Capital Gains Tax (Mas Shevach): Exemptions to Know Before Selling
Real Estate Taxation 15.05.2026 5 min read

Capital Gains Tax (Mas Shevach): Exemptions to Know Before Selling

Adv. Eliram Elgarably
Written by Adv. Eliram Elgarably Real Estate Law Specialist practicing since 2013

Selling a residential property in Israel involves Capital Gains Tax (Mas Shevach) representing 25% of the real profit. However, tax laws offer several exemptions that can lower this tax liability to zero.

1. The Single Residential Home Exemption

This is the most common exemption. A seller is exempt from tax when selling their sole residential home, provided they owned it for at least 18 months prior to the sale and have not utilized this exemption in the preceding 18 months.

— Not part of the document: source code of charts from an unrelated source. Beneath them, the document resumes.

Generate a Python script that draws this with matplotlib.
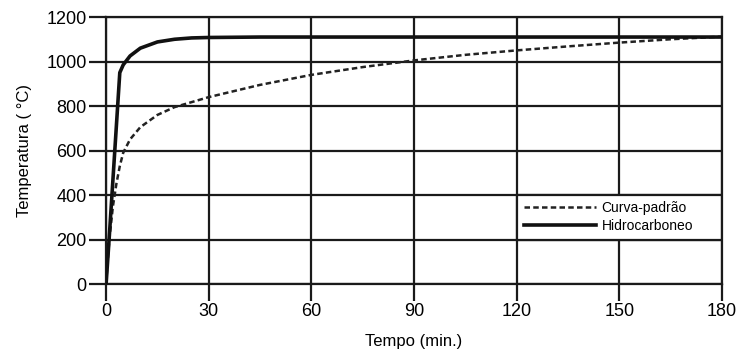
import matplotlib
matplotlib.use("Agg")
from matplotlib import pyplot as plt
from matplotlib.patches import Rectangle

plt.rcParams['font.family'] = ['Liberation Sans Narrow', 'Liberation Sans', 'DejaVu Sans']

# Curva-padrão (standard fire curve)
padrao_t = [0, 0.5, 1, 2, 3, 4, 5, 7, 10, 15, 20, 30, 45, 60, 75, 90, 105, 120, 135, 150, 165, 180]
padrao_T = [0, 110, 210, 350, 450, 530, 590, 650, 705, 760, 795, 840, 895, 940, 975, 1005, 1030, 1050, 1068, 1085, 1100, 1112]

# Hidrocarboneto curve
hidro_t = [0, 1, 2, 3, 4, 5, 7, 10, 15, 20, 25, 30, 45, 60, 90, 120, 150, 180]
hidro_T = [0, 230, 470, 710, 950, 985, 1025, 1060, 1088, 1100, 1106, 1108, 1110, 1110, 1110, 1110, 1110, 1110]

x_ticks = [0, 30, 60, 90, 120, 150, 180]
y_ticks = [0, 200, 400, 600, 800, 1000, 1200]

fig = plt.figure(figsize=(7.42, 3.56), dpi=100)
ax = fig.add_axes([0.143, 0.2022, 0.830, 0.750])

ax.set_xlim(0, 180)
ax.set_ylim(0, 1200)
ax.set_xticks(x_ticks)
ax.set_yticks(y_ticks)
ax.grid(True, color="#1a1a1a", linewidth=1.6, zorder=1)
ax.set_axisbelow(True)
for s in ax.spines.values():
    s.set_color("#1a1a1a")
    s.set_linewidth(1.6)
ax.tick_params(axis="both", length=12, width=1.6, color="#1a1a1a", labelsize=13, pad=2)

# white cell behind legend (hides the 150 gridline there)
ax.add_patch(Rectangle((120, 200), 60, 200, facecolor="white", edgecolor="#1a1a1a",
                       linewidth=1.6, zorder=1.5))

ax.plot(padrao_t, padrao_T, color="#222222", linewidth=1.8, linestyle=(0, (2.2, 1.3)),
        label="Curva-padrão", zorder=3)
ax.plot(hidro_t, hidro_T, color="#111111", linewidth=2.6, label="Hidrocarboneo", zorder=4)

leg = ax.legend(loc="center left", bbox_to_anchor=(120.5, 300), bbox_transform=ax.transData,
                frameon=False, fontsize=10, handlelength=5.2, handletextpad=0.4,
                labelspacing=0.3, borderaxespad=0)
leg.set_zorder(5)

ax.set_xlabel("Tempo (min.)", fontsize=12, labelpad=10)
ax.set_ylabel("Temperatura ( °C)", fontsize=12, labelpad=10)

fig.savefig("out.png", dpi=100)
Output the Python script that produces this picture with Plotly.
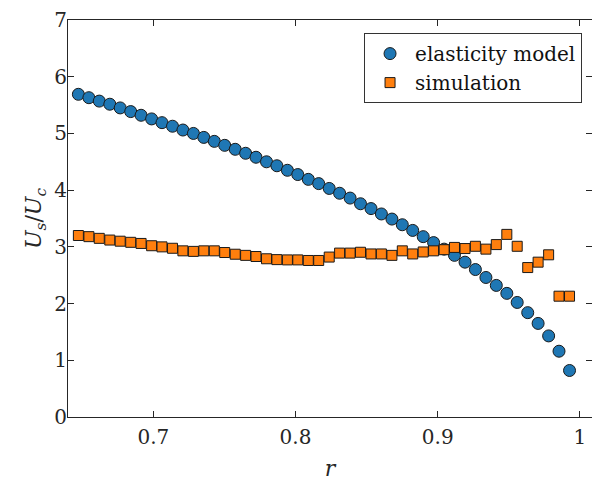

2. Inherited Property Exemption

An heir of a residential property may be exempt from capital gains tax upon its sale, even if they own other properties, provided they are a direct descendant or spouse, the deceased owned only one home, and the deceased would have been exempt if alive.

3. The Beneficiary Linear Calculation

For sellers who do not qualify for a full exemption (e.g. investors), the pro-rata linear method taxes gains accumulated only after January 1, 2014, exempting any gains accrued before that date.